If Justice Thomas were sitting on any other federal court in the country, he would likely have been required by the code of judicial ethics to recuse himself many times over. But the code does not apply to Supreme Court justices, creating a situation in which the highest court in the land is also the most unaccountable.
This is not tolerable. For years, Congress has tried in vain to extend the ethics code to the Supreme Court. For the sake of fundamental fairness and consistency, the code must apply to all federal judges; it would at the very least force the hand of those like Justice Thomas who seem unmoved by any higher sense of duty to the institution or to the American people who have agreed to abide by its rulings.

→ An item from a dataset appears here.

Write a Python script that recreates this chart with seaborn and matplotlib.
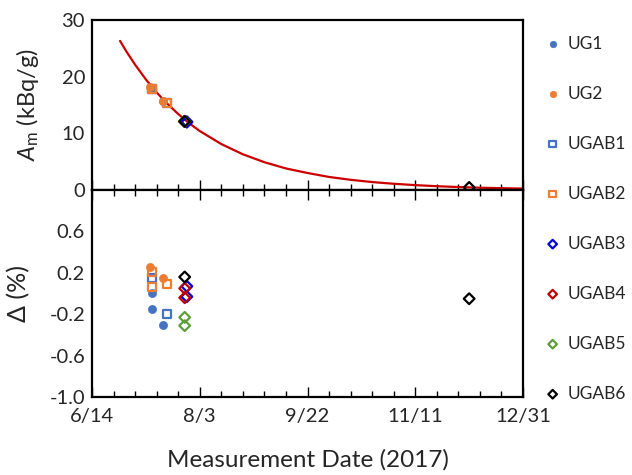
import matplotlib
matplotlib.use("Agg")
import matplotlib.pyplot as plt
import matplotlib.dates as mdates
from matplotlib.ticker import MultipleLocator, FixedLocator, FuncFormatter, NullFormatter
import seaborn as sns
import pandas as pd

# decay curve (days after 6/14/2017, kBq/g)
curve_start = pd.Timestamp("2017-06-14")
curve_day = [13, 16, 20, 25, 30, 35, 40, 45, 50, 60, 70, 80, 90, 100,
             110, 120, 130, 140, 150, 160, 170, 180, 190, 200]
curve_am = [26.3, 24.4, 22.1, 19.5, 17.2, 15.2, 13.4, 11.8, 10.4, 8.1, 6.3,
            4.9, 3.8, 3.0, 2.3, 1.8, 1.4, 1.1, 0.86, 0.67, 0.52, 0.40, 0.32,
            0.25]

samples = ["UG1", "UG2", "UGAB1", "UGAB2", "UGAB3", "UGAB4", "UGAB5", "UGAB6"]
meas_dates = {
    "UG1": ["2017-07-12", "2017-07-12", "2017-07-17"],
    "UG2": ["2017-07-11", "2017-07-17"],
    "UGAB1": ["2017-07-12", "2017-07-19"],
    "UGAB2": ["2017-07-12", "2017-07-12", "2017-07-19"],
    "UGAB3": ["2017-07-28", "2017-07-28"],
    "UGAB4": ["2017-07-27", "2017-07-27"],
    "UGAB5": ["2017-07-27", "2017-07-27"],
    "UGAB6": ["2017-07-27", "2017-12-06"],
}
meas_am = {
    "UG1": [18.0, 18.0, 15.7],
    "UG2": [18.1, 15.7],
    "UGAB1": [17.8, 15.3],
    "UGAB2": [17.8, 17.8, 15.3],
    "UGAB3": [12.0, 12.0],
    "UGAB4": [12.1, 12.1],
    "UGAB5": [12.1, 12.1],
    "UGAB6": [12.1, 0.45],
}
meas_delta = {
    "UG1": [0.01, -0.15, -0.30],
    "UG2": [0.26, 0.15],
    "UGAB1": [0.15, -0.20],
    "UGAB2": [0.21, 0.06, 0.09],
    "UGAB3": [0.07, -0.03],
    "UGAB4": [0.05, -0.04],
    "UGAB5": [-0.23, -0.31],
    "UGAB6": [0.16, -0.05],
}

# marker, colour, filled
styles = {
    "UG1": ("o", "#4472C4", True),
    "UG2": ("o", "#ED7D31", True),
    "UGAB1": ("s", "#4472C4", False),
    "UGAB2": ("s", "#ED7D31", False),
    "UGAB3": ("D", "#0000E0", False),
    "UGAB4": ("D", "#C00000", False),
    "UGAB5": ("D", "#5E9E3A", False),
    "UGAB6": ("D", "#000000", False),
}

sns.set_style("white")
plt.rcParams["font.family"] = ["Lato", "DejaVu Sans"]
plt.rcParams["mathtext.fontset"] = "custom"
plt.rcParams["mathtext.rm"] = "Lato"
plt.rcParams["mathtext.it"] = "Lato:italic"

fig = plt.figure(figsize=(6.32, 4.75), dpi=100)
ax1 = fig.add_axes([0.1456, 0.6, 0.682, 0.358])
ax2 = fig.add_axes([0.1456, 0.164, 0.682, 0.436])

curve_dates = [curve_start + pd.Timedelta(days=d) for d in curve_day]
sns.lineplot(x=curve_dates, y=curve_am, ax=ax1, color="#CC0000",
             linewidth=1.6, zorder=1)

sizes = {"o": 34, "s": 34, "D": 30}
for name in samples:
    marker, color, filled = styles[name]
    dates = pd.to_datetime(meas_dates[name])
    kw = dict(marker=marker, s=sizes[marker], zorder=3)
    if filled:
        kw.update(color=color, edgecolor=color, linewidth=0.5)
    else:
        kw.update(facecolors="none", edgecolor=color, linewidth=1.6)
    sns.scatterplot(x=dates, y=meas_am[name], ax=ax1, label=name, **kw)
    sns.scatterplot(x=dates, y=meas_delta[name], ax=ax2, **kw)

x0 = mdates.date2num(pd.Timestamp("2017-06-14"))
x1 = mdates.date2num(pd.Timestamp("2017-12-31"))
major = [x0 + 50 * i for i in range(5)]
minor = [x0 + 10 * i for i in range(21)]


def date_fmt(v, pos):
    d = mdates.num2date(v)
    return f"{d.month}/{d.day}"


for ax in (ax1, ax2):
    ax.set_xlim(x0, x1)
    ax.xaxis.set_major_locator(FixedLocator(major))
    ax.xaxis.set_minor_locator(FixedLocator(minor))
    for sp in ax.spines.values():
        sp.set_linewidth(1.6)
        sp.set_color("black")
    ax.tick_params(which="both", direction="in", color="black", width=1,
                   labelsize=14.5, right=False)
    ax.tick_params(which="major", length=7)
    ax.tick_params(which="minor", length=4)
    ax.tick_params(axis="y", pad=5)
    ax.tick_params(axis="x", pad=8)
    ax.set_xlabel("")
    ax.set_ylabel("")

ax1.set_ylim(0, 30)
ax1.yaxis.set_major_locator(MultipleLocator(10))
ax1.yaxis.set_minor_locator(MultipleLocator(2))
ax1.tick_params(axis="x", which="both", bottom=True, top=False,
                labelbottom=False)
ax1.set_ylabel(r"$A_\mathrm{m}$ (kBq/g)", fontsize=17, labelpad=15)
if ax1.get_legend():
    ax1.get_legend().remove()

ax2.set_ylim(-1.0, 1.0)
ax2.yaxis.set_major_locator(FixedLocator([-1.0, -0.6, -0.2, 0.2, 0.6, 1.0]))
ax2.yaxis.set_minor_locator(MultipleLocator(0.1))
ax2.yaxis.set_major_formatter(
    FuncFormatter(lambda v, p: "" if v > 0.9 else f"{v:.1f}"))
ax2.tick_params(axis="x", which="both", bottom=True, top=True)
ax2.xaxis.set_major_formatter(FuncFormatter(date_fmt))
ax2.xaxis.set_minor_formatter(NullFormatter())
ax2.set_ylabel("Δ (%)", fontsize=18, labelpad=14)
ax2.set_xlabel("Measurement Date (2017)", fontsize=17.5, labelpad=17)

handles, labels = ax1.get_legend_handles_labels()
fig.legend(handles, labels, loc="upper left", bbox_to_anchor=(0.836, 0.958),
           frameon=False, fontsize=12.5, labelspacing=1.96, handletextpad=0.35,
           handlelength=1.0, markerscale=0.8)

fig.savefig("out.png", dpi=100)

The court is in deep trouble these days, pervaded by what Justice Sonia Sotomayor recently called the “stench” of partisanship — a stench arising in no small part from the Thomases’ behavior. It is hard to imagine that the other justices, regardless of their personal politics, aren’t bothered.
No one should have to choose between their devotion to their spouse and their duty to the nation. But Justice Thomas has shown himself unwilling or unable to protect what remains of the court’s reputation from the appearance of extreme bias he and his wife have created. He would do the country a service by stepping down and making room for someone who won’t have that problem.